Original topic: tiflash不支持sort算子
When using TiFlash, I found that it never uses the sort operator, but it can use the topN operator with a limit. Can the sort capability of TiFlash be enhanced to avoid sorting on the TiDB server?
When multiple nodes use the sort operator, doesn’t it need to be re-sorted during merging?
Resorting can’t be done in TiFlash? Do you have any idea how slow sorting in TiDB is?
It is generally used in conjunction with the limit operator.
Haven’t you noticed that TiKV is like this too? 
Sort operators are generally not pushable and are executed at the computation layer in TiKV or TiFlash.
Therefore, there are corresponding optimizations. When a SQL statement containing Sort causes memory OOM, TiDB will trigger disk spilling by default for targeted optimization.

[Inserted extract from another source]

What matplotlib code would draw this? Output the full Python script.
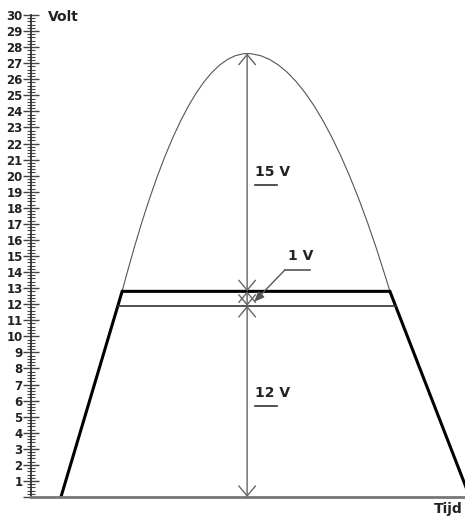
import matplotlib
matplotlib.use('Agg')
import matplotlib.pyplot as plt
from matplotlib.path import Path
from matplotlib.patches import PathPatch
from matplotlib.ticker import MultipleLocator

plt.rcParams['font.family'] = ['Liberation Sans Narrow', 'DejaVu Sans']

# Volt axis
volt_ticks = list(range(0, 31))
volt_labels = [''] + [str(v) for v in range(1, 31)]

# levels (volt)
thin_level = 11.9     # 12 V line
thick_level = 12.8    # 13 V line
peak_level = 27.6     # top of the curve

# time positions (arbitrary units)
trap_x = [0.69, 2.10, 8.27, 10.11]
trap_y = [0, thick_level, thick_level, 0]
thin_x = [2.0, 8.4]
peak_x = 4.98
arrow_x = 4.98

fig = plt.figure(figsize=(4.65, 5.21), dpi=100)
W, H = 465, 521
ax = fig.add_axes([31 / W, (H - 497) / H, (W - 31) / W, 482 / H])
ax.set_xlim(0, 10)
ax.set_ylim(0, 30)

# axis look
for s in ['top', 'right']:
    ax.spines[s].set_visible(False)
ax.spines['left'].set_color('#333333')
ax.spines['left'].set_linewidth(1.3)
ax.spines['bottom'].set_color('#777777')
ax.spines['bottom'].set_linewidth(2)
ax.set_xticks([])
ax.set_yticks(volt_ticks)
ax.set_yticklabels(volt_labels, fontsize=8.5, fontweight='bold', color='#222222')
ax.yaxis.set_minor_locator(MultipleLocator(0.2))
ax.tick_params(axis='y', which='major', direction='inout', length=12, width=1,
               color='#444444', pad=0)
ax.tick_params(axis='y', which='minor', direction='inout', length=6, width=0.8,
               color='#444444')

# trapezoid (thick) and thin 12 V line
ax.plot(trap_x, trap_y, color='black', lw=2.2, solid_joinstyle='miter')
ax.plot(thin_x, [thin_level, thin_level], color='#333333', lw=1.2)

# parabola as two quadratic curves meeting at the peak
verts = [(trap_x[1], thick_level),
         ((trap_x[1] + peak_x) / 2, peak_level), (peak_x, peak_level),
         ((peak_x + trap_x[2]) / 2, peak_level), (trap_x[2], thick_level)]
codes = [Path.MOVETO, Path.CURVE3, Path.CURVE3, Path.CURVE3, Path.CURVE3]
ax.add_patch(PathPatch(Path(verts, codes), fill=False, edgecolor='#555555', lw=0.8))

# measuring arrows
style = '<->,head_length=0.72,head_width=0.6'
for lo, hi in [(0, thin_level), (thin_level, thick_level), (thick_level, peak_level)]:
    ax.annotate('', xy=(arrow_x, hi), xytext=(arrow_x, lo),
                arrowprops=dict(arrowstyle=style, mutation_scale=10, lw=1,
                                color='#666666', shrinkA=0, shrinkB=0))

# labels with underline
txt = dict(fontsize=10, fontweight='bold', color='#222222')
ax.text(5.16, 20.2, '15 V', va='center', ha='left', **txt)
ax.plot([5.16, 5.67], [19.4, 19.4], color='#333333', lw=1.2)
ax.text(5.16, 6.45, '12 V', va='center', ha='left', **txt)
ax.plot([5.16, 5.67], [5.66, 5.66], color='#333333', lw=1.2)
ax.text(5.92, 15.0, '1 V', va='center', ha='left', **txt)
ax.annotate('', xy=(5.14, 12.15), xytext=(5.85, 14.13),
            arrowprops=dict(arrowstyle='-|>,head_length=0.6,head_width=0.25',
                            mutation_scale=10, lw=1, color='#555555',
                            shrinkA=0, shrinkB=0))
ax.plot([5.85, 6.43], [14.13, 14.13], color='#555555', lw=1.2)

# axis titles
fig.text(48 / W, 1 - 17 / H, 'Volt', ha='left', va='center', **txt)
fig.text(463 / W, 1 - 509 / H, 'Tijd', ha='right', va='center', **txt)

fig.savefig('out.png', dpi=100)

The ORDER BY clause corresponds to the Sort operator node in the query plan tree. The system combines adjacent Limit and Sort operators into a TopN operator node, which represents extracting the top N records according to a certain sorting rule. The Limit node is equivalent to a TopN node with an empty sorting rule.
This is not considered a bug, but rather a requirement. TiFlash is an MPP engine, and unless it has independent computing capabilities to complete aggregation and sorting internally, there is no need for the upper layer TiDB to handle this.
I think this requirement is quite reasonable.
The situation with TiFlash and TiKV is different. In MPP mode, TiFlash can exchange data with each other and should have global sorting capabilities.
There is no need to send it to TiDB for processing.
Of course, I am not sure how much performance regression this would cause for sorting. If the sorting performance of TiFlash+MPP is worse than TiDB, there is a reason not to do this.